GIVEN EXERCISE: Restate the data exactly as given and keep the pictures out.

GIVEN DATA:
■ ■ ■

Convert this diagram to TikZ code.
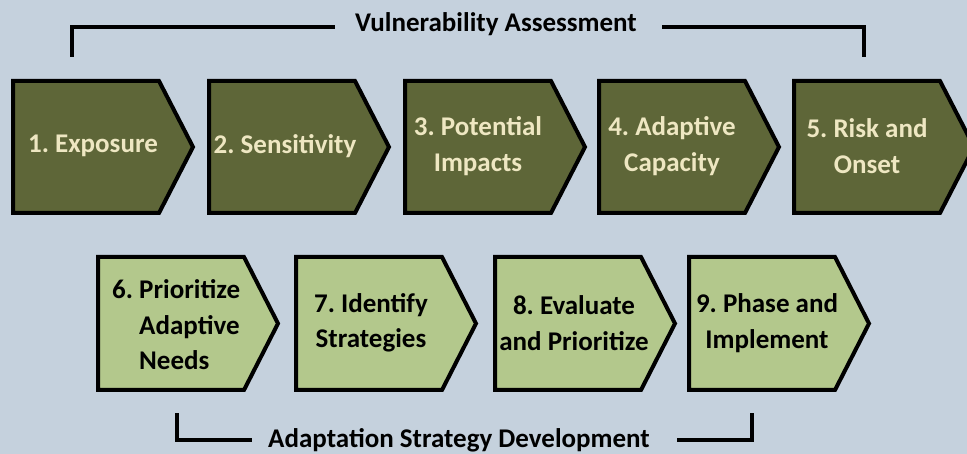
\documentclass[tikz,border=0pt]{standalone}
\usepackage{fontspec}
\setmainfont{Carlito}
\frenchspacing
\definecolor{bgc}{HTML}{C5D1DD}
\definecolor{darkfill}{HTML}{5E6638}
\definecolor{lightfill}{HTML}{B3C88C}
\definecolor{creamtext}{HTML}{EEE7C2}
\newcommand\chevronbox[4]{%
  \draw[chevline, fill=#4] (#1,#2) -- (#1+146,#2) -- (#1+180,{(#2+#3)/2}) -- (#1+146,#3) -- (#1,#3) -- cycle;}
\tikzset{
  chevline/.style={line width=4pt, line join=miter, draw=black},
  bracketline/.style={line width=4pt, line cap=butt, line join=miter, draw=black},
  steptext/.style={inner sep=0pt, font=\frenchspacing\bfseries\fontsize{27}{35.5}\selectfont, align=center},
  darktext/.style={steptext, text=creamtext},
  lighttext/.style={steptext, text=black},
  headtext/.style={inner sep=0pt, anchor=base, font=\bfseries\fontsize{27}{35}\selectfont, text=black}
}
\begin{document}
\begin{tikzpicture}[x=1pt,y=-1pt]
\fill[bgc] (0,0) rectangle (967,454);
\useasboundingbox (0,0) rectangle (967,454);
\clip (0,0) rectangle (967,454);
% top row
\chevronbox{13}{81}{213}{darkfill}
\chevronbox{209}{81}{213}{darkfill}
\chevronbox{405}{81}{213}{darkfill}
\chevronbox{599}{81}{213}{darkfill}
\chevronbox{794}{81}{213}{darkfill}
% bottom row
\chevronbox{98}{257}{390}{lightfill}
\chevronbox{296}{257}{390}{lightfill}
\chevronbox{495}{257}{390}{lightfill}
\chevronbox{689}{257}{390}{lightfill}
% texts
\node[darktext] (n1) at (93,146) {1. Exposure};
\node[darktext] (n2) at (285,146) {2. Sensitivity};
\node[darktext] (n3) at (478,146) {3. Potential\\Impacts};
\node[darktext] (n4) at (672,146) {4. Adaptive\\Capacity};
\node[darktext] (n5) at (867,146) {5. Risk and\\Onset};
\node[lighttext, align=left, anchor=west] (n6) at (112,325) {6. Prioritize\\\phantom{6. }Adaptive\\\phantom{6. }Needs};
\node[lighttext] (n7) at (371,323) {7. Identify\\Strategies};
\node[lighttext] (n8) at (574,323) {8. Evaluate\\and Prioritize};
\node[lighttext] (n9) at (767,323) {9. Phase and\\Implement};
% headings
\node[headtext] (va) at (496,32) {Vulnerability Assessment};
\node[headtext] (asd) at (459,447) {Adaptation Strategy Development};
% brackets
\coordinate (vaL) at (72,57);
\coordinate (vaLend) at (335,27);
\coordinate (vaR) at (864,57);
\coordinate (vaRend) at (662,27);
\draw[bracketline] (vaL) |- (vaLend);
\draw[bracketline] (vaR) |- (vaRend);
\coordinate (asdL) at (177,413);
\coordinate (asdLend) at (252,440);
\coordinate (asdR) at (752,413);
\coordinate (asdRend) at (677,440);
\draw[bracketline] (asdL) |- (asdLend);
\draw[bracketline] (asdR) |- (asdRend);
\end{tikzpicture}
\end{document}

■ ■ ■

COMPLETE OUTPUT:
Convert this diagram to TikZ code.
\documentclass[tikz,border=0pt]{standalone}
\usepackage{fontspec}
\setmainfont{Carlito}
\frenchspacing
\definecolor{bgc}{HTML}{C5D1DD}
\definecolor{darkfill}{HTML}{5E6638}
\definecolor{lightfill}{HTML}{B3C88C}
\definecolor{creamtext}{HTML}{EEE7C2}
\newcommand\chevronbox[4]{%
  \draw[chevline, fill=#4] (#1,#2) -- (#1+146,#2) -- (#1+180,{(#2+#3)/2}) -- (#1+146,#3) -- (#1,#3) -- cycle;}
\tikzset{
  chevline/.style={line width=4pt, line join=miter, draw=black},
  bracketline/.style={line width=4pt, line cap=butt, line join=miter, draw=black},
  steptext/.style={inner sep=0pt, font=\frenchspacing\bfseries\fontsize{27}{35.5}\selectfont, align=center},
  darktext/.style={steptext, text=creamtext},
  lighttext/.style={steptext, text=black},
  headtext/.style={inner sep=0pt, anchor=base, font=\bfseries\fontsize{27}{35}\selectfont, text=black}
}
\begin{document}
\begin{tikzpicture}[x=1pt,y=-1pt]
\fill[bgc] (0,0) rectangle (967,454);
\useasboundingbox (0,0) rectangle (967,454);
\clip (0,0) rectangle (967,454);
% top row
\chevronbox{13}{81}{213}{darkfill}
\chevronbox{209}{81}{213}{darkfill}
\chevronbox{405}{81}{213}{darkfill}
\chevronbox{599}{81}{213}{darkfill}
\chevronbox{794}{81}{213}{darkfill}
% bottom row
\chevronbox{98}{257}{390}{lightfill}
\chevronbox{296}{257}{390}{lightfill}
\chevronbox{495}{257}{390}{lightfill}
\chevronbox{689}{257}{390}{lightfill}
% texts
\node[darktext] (n1) at (93,146) {1. Exposure};
\node[darktext] (n2) at (285,146) {2. Sensitivity};
\node[darktext] (n3) at (478,146) {3. Potential\\Impacts};
\node[darktext] (n4) at (672,146) {4. Adaptive\\Capacity};
\node[darktext] (n5) at (867,146) {5. Risk and\\Onset};
\node[lighttext, align=left, anchor=west] (n6) at (112,325) {6. Prioritize\\\phantom{6. }Adaptive\\\phantom{6. }Needs};
\node[lighttext] (n7) at (371,323) {7. Identify\\Strategies};
\node[lighttext] (n8) at (574,323) {8. Evaluate\\and Prioritize};
\node[lighttext] (n9) at (767,323) {9. Phase and\\Implement};
% headings
\node[headtext] (va) at (496,32) {Vulnerability Assessment};
\node[headtext] (asd) at (459,447) {Adaptation Strategy Development};
% brackets
\coordinate (vaL) at (72,57);
\coordinate (vaLend) at (335,27);
\coordinate (vaR) at (864,57);
\coordinate (vaRend) at (662,27);
\draw[bracketline] (vaL) |- (vaLend);
\draw[bracketline] (vaR) |- (vaRend);
\coordinate (asdL) at (177,413);
\coordinate (asdLend) at (252,440);
\coordinate (asdR) at (752,413);
\coordinate (asdRend) at (677,440);
\draw[bracketline] (asdL) |- (asdLend);
\draw[bracketline] (asdR) |- (asdRend);
\end{tikzpicture}
\end{document}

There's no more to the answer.